Schuler calls Cheng “the best architect-designer I have ever worked with. He is extraordinarily talented, with great design language.” And the kitchen? “It’s the absolute center of my house,” he says. “We entertain a lot, so people gather there to watch me cook. I think of it as a piece of sculpture.”

Cheng himself lives much more modestly and jokes that Schuler has a potting shed that’s bigger than his house. Despite his own success, he lives happily in a 1,300- square-foot home in Albany, which he bought 33 years ago for $16,500. At the time, the house was ramshackle; some rooms didn’t have floors.

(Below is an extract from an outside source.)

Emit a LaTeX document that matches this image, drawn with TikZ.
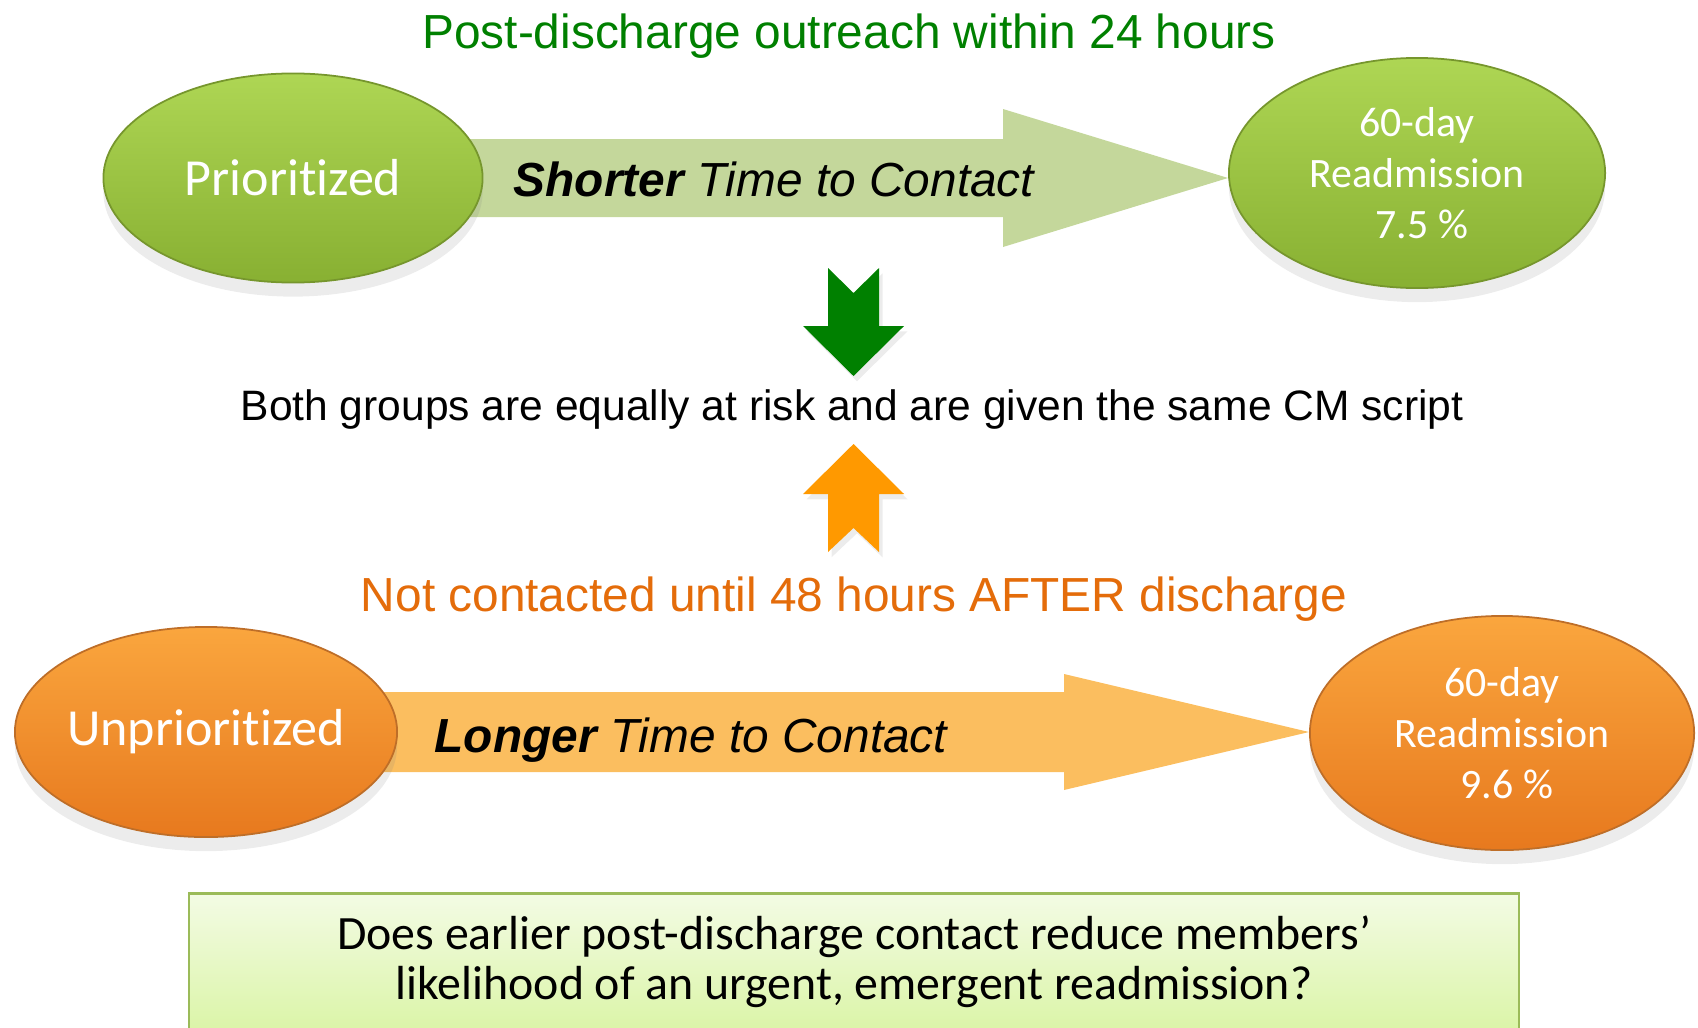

He fixed it up using salvaged materials and knowhow he acquired by trial and error. It’s worth noting that Cheng is not a licensed architect or even a designer by training. He is a former painter who has a master’s in fine arts from USC.

Nonetheless, the Cheng home, which he shares with his schoolteacher wife, Lila Luk, and their 6-year-old daughter, An-Ya, remains the firm’s most convincing prototype, both innovative and liveable.

Today, Cheng is moving into other realms. He has designed a line of oven hoods for Zephyr. He has a product he markets called Geocrete. He conducts workshops for contractors. And, a blissful retreat, he is part owner of a tea shop called Teance on Solano Avenue in Albany.

But Cheng is not content to be just the reigning King of Countertops. His firm (a staff of nine, including designers and architects) is moving into house design. He has already designed six homes, one of which was applauded in Architectural Record.

Cheng has traveled some distance in his life’s pilgrimage, from a small boy with a rice sack on his back to this designer of acclaimed space.

“Ultimately, I think, when all is said and done, when you have aspired and succeeded to some degree, I think you go to art to find your humanity,” he says. “I want to create a sense of community. I want to do something that wasn’t done before. To create something that brings us a sense of joy.”